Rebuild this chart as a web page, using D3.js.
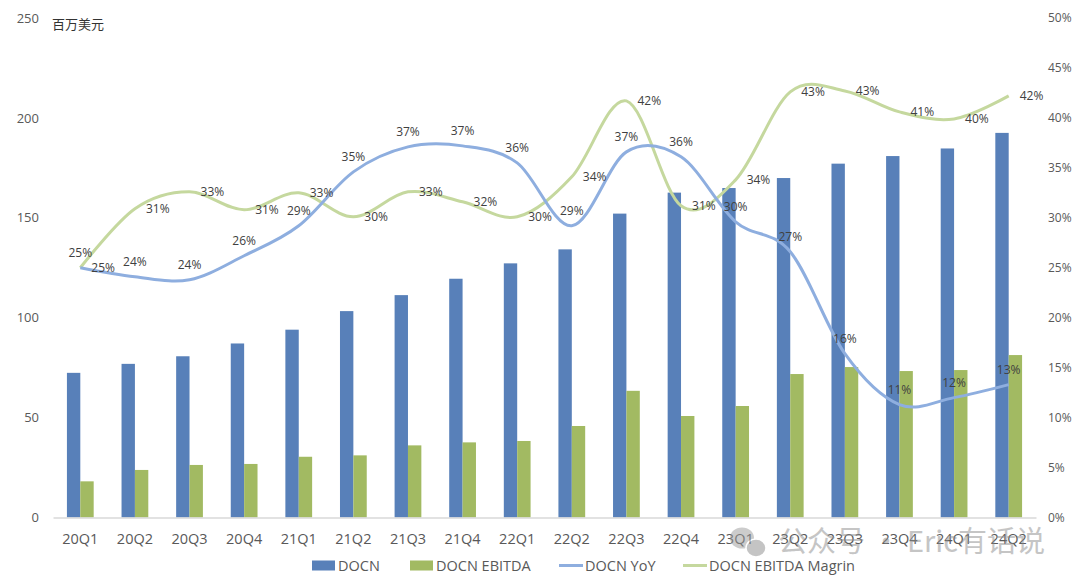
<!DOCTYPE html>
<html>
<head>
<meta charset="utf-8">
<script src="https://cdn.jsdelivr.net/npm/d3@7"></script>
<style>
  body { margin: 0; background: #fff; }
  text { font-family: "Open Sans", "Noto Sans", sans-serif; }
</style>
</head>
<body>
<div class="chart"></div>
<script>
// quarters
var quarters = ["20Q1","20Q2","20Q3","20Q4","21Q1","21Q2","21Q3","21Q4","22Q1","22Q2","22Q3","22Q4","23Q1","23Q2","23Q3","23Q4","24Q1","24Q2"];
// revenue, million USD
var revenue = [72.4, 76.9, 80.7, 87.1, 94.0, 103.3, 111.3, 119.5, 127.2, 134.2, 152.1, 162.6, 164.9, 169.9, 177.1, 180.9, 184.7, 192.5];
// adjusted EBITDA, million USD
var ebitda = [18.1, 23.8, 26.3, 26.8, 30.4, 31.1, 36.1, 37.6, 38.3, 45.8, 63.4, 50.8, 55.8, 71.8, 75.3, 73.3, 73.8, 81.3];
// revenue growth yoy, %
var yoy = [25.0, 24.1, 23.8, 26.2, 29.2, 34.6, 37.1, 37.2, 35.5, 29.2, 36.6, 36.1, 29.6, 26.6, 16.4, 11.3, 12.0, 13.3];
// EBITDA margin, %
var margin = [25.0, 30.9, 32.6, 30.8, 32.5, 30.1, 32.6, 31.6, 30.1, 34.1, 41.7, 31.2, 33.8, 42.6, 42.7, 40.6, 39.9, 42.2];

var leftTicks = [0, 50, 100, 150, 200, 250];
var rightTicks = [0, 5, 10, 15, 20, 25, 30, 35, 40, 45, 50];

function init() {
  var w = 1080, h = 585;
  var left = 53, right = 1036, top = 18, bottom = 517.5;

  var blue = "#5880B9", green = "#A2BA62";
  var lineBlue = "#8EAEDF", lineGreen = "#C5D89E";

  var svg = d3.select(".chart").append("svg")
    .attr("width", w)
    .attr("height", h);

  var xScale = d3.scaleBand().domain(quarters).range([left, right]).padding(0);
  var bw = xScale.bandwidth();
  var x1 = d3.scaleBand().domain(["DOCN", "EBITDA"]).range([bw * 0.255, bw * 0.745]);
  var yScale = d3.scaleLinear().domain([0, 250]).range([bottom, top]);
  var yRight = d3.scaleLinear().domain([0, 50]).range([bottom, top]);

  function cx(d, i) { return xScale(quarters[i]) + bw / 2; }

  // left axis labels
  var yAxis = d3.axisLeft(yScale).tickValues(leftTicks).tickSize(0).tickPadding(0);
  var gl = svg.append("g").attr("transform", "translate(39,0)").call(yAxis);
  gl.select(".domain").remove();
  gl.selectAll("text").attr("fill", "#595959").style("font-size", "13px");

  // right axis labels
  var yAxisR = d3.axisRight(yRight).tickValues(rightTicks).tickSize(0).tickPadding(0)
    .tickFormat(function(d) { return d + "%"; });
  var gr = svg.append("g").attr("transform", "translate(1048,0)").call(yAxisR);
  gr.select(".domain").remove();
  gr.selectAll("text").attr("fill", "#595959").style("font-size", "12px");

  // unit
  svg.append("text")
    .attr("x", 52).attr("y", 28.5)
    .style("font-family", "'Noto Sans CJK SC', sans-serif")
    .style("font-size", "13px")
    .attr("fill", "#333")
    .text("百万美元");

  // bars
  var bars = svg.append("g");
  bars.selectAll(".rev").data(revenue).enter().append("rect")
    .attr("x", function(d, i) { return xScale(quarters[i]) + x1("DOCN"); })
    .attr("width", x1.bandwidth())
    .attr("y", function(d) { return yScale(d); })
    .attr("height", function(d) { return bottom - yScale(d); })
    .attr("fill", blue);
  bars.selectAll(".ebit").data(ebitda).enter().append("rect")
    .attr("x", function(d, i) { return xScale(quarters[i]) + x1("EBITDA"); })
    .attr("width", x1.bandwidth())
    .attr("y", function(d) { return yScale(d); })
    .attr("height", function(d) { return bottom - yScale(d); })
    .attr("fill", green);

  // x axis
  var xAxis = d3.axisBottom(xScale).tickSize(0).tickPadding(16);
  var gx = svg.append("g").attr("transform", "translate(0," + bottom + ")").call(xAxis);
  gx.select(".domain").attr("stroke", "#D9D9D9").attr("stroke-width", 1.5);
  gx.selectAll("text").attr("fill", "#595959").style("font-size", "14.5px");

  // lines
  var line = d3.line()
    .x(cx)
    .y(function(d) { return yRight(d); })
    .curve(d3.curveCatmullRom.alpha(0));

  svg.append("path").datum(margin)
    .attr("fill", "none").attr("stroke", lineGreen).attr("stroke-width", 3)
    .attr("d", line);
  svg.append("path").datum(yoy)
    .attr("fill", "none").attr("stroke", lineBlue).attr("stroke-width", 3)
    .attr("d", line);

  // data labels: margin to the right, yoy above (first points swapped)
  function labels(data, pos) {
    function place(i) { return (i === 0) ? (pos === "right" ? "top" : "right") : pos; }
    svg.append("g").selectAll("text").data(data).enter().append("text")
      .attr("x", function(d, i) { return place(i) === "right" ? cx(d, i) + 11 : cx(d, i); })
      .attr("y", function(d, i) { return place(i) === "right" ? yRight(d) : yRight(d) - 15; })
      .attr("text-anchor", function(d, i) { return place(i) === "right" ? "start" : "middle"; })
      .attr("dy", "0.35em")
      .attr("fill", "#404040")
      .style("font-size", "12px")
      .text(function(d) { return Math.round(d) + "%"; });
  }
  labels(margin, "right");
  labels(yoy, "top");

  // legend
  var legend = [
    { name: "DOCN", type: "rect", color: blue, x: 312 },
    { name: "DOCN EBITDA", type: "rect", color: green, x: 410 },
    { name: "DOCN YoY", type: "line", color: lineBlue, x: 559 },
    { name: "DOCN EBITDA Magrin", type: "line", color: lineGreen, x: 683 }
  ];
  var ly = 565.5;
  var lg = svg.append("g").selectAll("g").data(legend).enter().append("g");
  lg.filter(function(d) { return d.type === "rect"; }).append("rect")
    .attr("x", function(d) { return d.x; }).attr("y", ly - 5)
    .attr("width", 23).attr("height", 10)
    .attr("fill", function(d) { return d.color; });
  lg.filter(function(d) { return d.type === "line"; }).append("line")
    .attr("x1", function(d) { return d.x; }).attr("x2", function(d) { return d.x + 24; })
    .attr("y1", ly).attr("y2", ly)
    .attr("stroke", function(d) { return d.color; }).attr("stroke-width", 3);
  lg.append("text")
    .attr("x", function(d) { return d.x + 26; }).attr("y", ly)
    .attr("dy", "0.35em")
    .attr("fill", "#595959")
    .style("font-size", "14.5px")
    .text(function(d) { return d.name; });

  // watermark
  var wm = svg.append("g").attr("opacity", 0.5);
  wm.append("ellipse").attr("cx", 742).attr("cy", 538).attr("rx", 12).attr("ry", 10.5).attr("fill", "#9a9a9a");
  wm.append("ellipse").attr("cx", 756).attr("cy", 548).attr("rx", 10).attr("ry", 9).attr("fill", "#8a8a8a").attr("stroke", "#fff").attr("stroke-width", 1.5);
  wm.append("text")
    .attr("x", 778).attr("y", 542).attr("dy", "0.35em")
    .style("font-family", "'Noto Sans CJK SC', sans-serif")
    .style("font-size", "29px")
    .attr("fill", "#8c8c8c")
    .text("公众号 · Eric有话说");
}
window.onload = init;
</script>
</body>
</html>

# [PROBLEM DETAILS]
Every line above should be repeated exactly; pictures stay out of the copy.

# [THE OUTPUT]
Rebuild this chart as a web page, using D3.js.
<!DOCTYPE html>
<html>
<head>
<meta charset="utf-8">
<script src="https://cdn.jsdelivr.net/npm/d3@7"></script>
<style>
  body { margin: 0; background: #fff; }
  text { font-family: "Open Sans", "Noto Sans", sans-serif; }
</style>
</head>
<body>
<div class="chart"></div>
<script>
// quarters
var quarters = ["20Q1","20Q2","20Q3","20Q4","21Q1","21Q2","21Q3","21Q4","22Q1","22Q2","22Q3","22Q4","23Q1","23Q2","23Q3","23Q4","24Q1","24Q2"];
// revenue, million USD
var revenue = [72.4, 76.9, 80.7, 87.1, 94.0, 103.3, 111.3, 119.5, 127.2, 134.2, 152.1, 162.6, 164.9, 169.9, 177.1, 180.9, 184.7, 192.5];
// adjusted EBITDA, million USD
var ebitda = [18.1, 23.8, 26.3, 26.8, 30.4, 31.1, 36.1, 37.6, 38.3, 45.8, 63.4, 50.8, 55.8, 71.8, 75.3, 73.3, 73.8, 81.3];
// revenue growth yoy, %
var yoy = [25.0, 24.1, 23.8, 26.2, 29.2, 34.6, 37.1, 37.2, 35.5, 29.2, 36.6, 36.1, 29.6, 26.6, 16.4, 11.3, 12.0, 13.3];
// EBITDA margin, %
var margin = [25.0, 30.9, 32.6, 30.8, 32.5, 30.1, 32.6, 31.6, 30.1, 34.1, 41.7, 31.2, 33.8, 42.6, 42.7, 40.6, 39.9, 42.2];

var leftTicks = [0, 50, 100, 150, 200, 250];
var rightTicks = [0, 5, 10, 15, 20, 25, 30, 35, 40, 45, 50];

function init() {
  var w = 1080, h = 585;
  var left = 53, right = 1036, top = 18, bottom = 517.5;

  var blue = "#5880B9", green = "#A2BA62";
  var lineBlue = "#8EAEDF", lineGreen = "#C5D89E";

  var svg = d3.select(".chart").append("svg")
    .attr("width", w)
    .attr("height", h);

  var xScale = d3.scaleBand().domain(quarters).range([left, right]).padding(0);
  var bw = xScale.bandwidth();
  var x1 = d3.scaleBand().domain(["DOCN", "EBITDA"]).range([bw * 0.255, bw * 0.745]);
  var yScale = d3.scaleLinear().domain([0, 250]).range([bottom, top]);
  var yRight = d3.scaleLinear().domain([0, 50]).range([bottom, top]);

  function cx(d, i) { return xScale(quarters[i]) + bw / 2; }

  // left axis labels
  var yAxis = d3.axisLeft(yScale).tickValues(leftTicks).tickSize(0).tickPadding(0);
  var gl = svg.append("g").attr("transform", "translate(39,0)").call(yAxis);
  gl.select(".domain").remove();
  gl.selectAll("text").attr("fill", "#595959").style("font-size", "13px");

  // right axis labels
  var yAxisR = d3.axisRight(yRight).tickValues(rightTicks).tickSize(0).tickPadding(0)
    .tickFormat(function(d) { return d + "%"; });
  var gr = svg.append("g").attr("transform", "translate(1048,0)").call(yAxisR);
  gr.select(".domain").remove();
  gr.selectAll("text").attr("fill", "#595959").style("font-size", "12px");

  // unit
  svg.append("text")
    .attr("x", 52).attr("y", 28.5)
    .style("font-family", "'Noto Sans CJK SC', sans-serif")
    .style("font-size", "13px")
    .attr("fill", "#333")
    .text("百万美元");

  // bars
  var bars = svg.append("g");
  bars.selectAll(".rev").data(revenue).enter().append("rect")
    .attr("x", function(d, i) { return xScale(quarters[i]) + x1("DOCN"); })
    .attr("width", x1.bandwidth())
    .attr("y", function(d) { return yScale(d); })
    .attr("height", function(d) { return bottom - yScale(d); })
    .attr("fill", blue);
  bars.selectAll(".ebit").data(ebitda).enter().append("rect")
    .attr("x", function(d, i) { return xScale(quarters[i]) + x1("EBITDA"); })
    .attr("width", x1.bandwidth())
    .attr("y", function(d) { return yScale(d); })
    .attr("height", function(d) { return bottom - yScale(d); })
    .attr("fill", green);

  // x axis
  var xAxis = d3.axisBottom(xScale).tickSize(0).tickPadding(16);
  var gx = svg.append("g").attr("transform", "translate(0," + bottom + ")").call(xAxis);
  gx.select(".domain").attr("stroke", "#D9D9D9").attr("stroke-width", 1.5);
  gx.selectAll("text").attr("fill", "#595959").style("font-size", "14.5px");

  // lines
  var line = d3.line()
    .x(cx)
    .y(function(d) { return yRight(d); })
    .curve(d3.curveCatmullRom.alpha(0));

  svg.append("path").datum(margin)
    .attr("fill", "none").attr("stroke", lineGreen).attr("stroke-width", 3)
    .attr("d", line);
  svg.append("path").datum(yoy)
    .attr("fill", "none").attr("stroke", lineBlue).attr("stroke-width", 3)
    .attr("d", line);

  // data labels: margin to the right, yoy above (first points swapped)
  function labels(data, pos) {
    function place(i) { return (i === 0) ? (pos === "right" ? "top" : "right") : pos; }
    svg.append("g").selectAll("text").data(data).enter().append("text")
      .attr("x", function(d, i) { return place(i) === "right" ? cx(d, i) + 11 : cx(d, i); })
      .attr("y", function(d, i) { return place(i) === "right" ? yRight(d) : yRight(d) - 15; })
      .attr("text-anchor", function(d, i) { return place(i) === "right" ? "start" : "middle"; })
      .attr("dy", "0.35em")
      .attr("fill", "#404040")
      .style("font-size", "12px")
      .text(function(d) { return Math.round(d) + "%"; });
  }
  labels(margin, "right");
  labels(yoy, "top");

  // legend
  var legend = [
    { name: "DOCN", type: "rect", color: blue, x: 312 },
    { name: "DOCN EBITDA", type: "rect", color: green, x: 410 },
    { name: "DOCN YoY", type: "line", color: lineBlue, x: 559 },
    { name: "DOCN EBITDA Magrin", type: "line", color: lineGreen, x: 683 }
  ];
  var ly = 565.5;
  var lg = svg.append("g").selectAll("g").data(legend).enter().append("g");
  lg.filter(function(d) { return d.type === "rect"; }).append("rect")
    .attr("x", function(d) { return d.x; }).attr("y", ly - 5)
    .attr("width", 23).attr("height", 10)
    .attr("fill", function(d) { return d.color; });
  lg.filter(function(d) { return d.type === "line"; }).append("line")
    .attr("x1", function(d) { return d.x; }).attr("x2", function(d) { return d.x + 24; })
    .attr("y1", ly).attr("y2", ly)
    .attr("stroke", function(d) { return d.color; }).attr("stroke-width", 3);
  lg.append("text")
    .attr("x", function(d) { return d.x + 26; }).attr("y", ly)
    .attr("dy", "0.35em")
    .attr("fill", "#595959")
    .style("font-size", "14.5px")
    .text(function(d) { return d.name; });

  // watermark
  var wm = svg.append("g").attr("opacity", 0.5);
  wm.append("ellipse").attr("cx", 742).attr("cy", 538).attr("rx", 12).attr("ry", 10.5).attr("fill", "#9a9a9a");
  wm.append("ellipse").attr("cx", 756).attr("cy", 548).attr("rx", 10).attr("ry", 9).attr("fill", "#8a8a8a").attr("stroke", "#fff").attr("stroke-width", 1.5);
  wm.append("text")
    .attr("x", 778).attr("y", 542).attr("dy", "0.35em")
    .style("font-family", "'Noto Sans CJK SC', sans-serif")
    .style("font-size", "29px")
    .attr("fill", "#8c8c8c")
    .text("公众号 · Eric有话说");
}
window.onload = init;
</script>
</body>
</html>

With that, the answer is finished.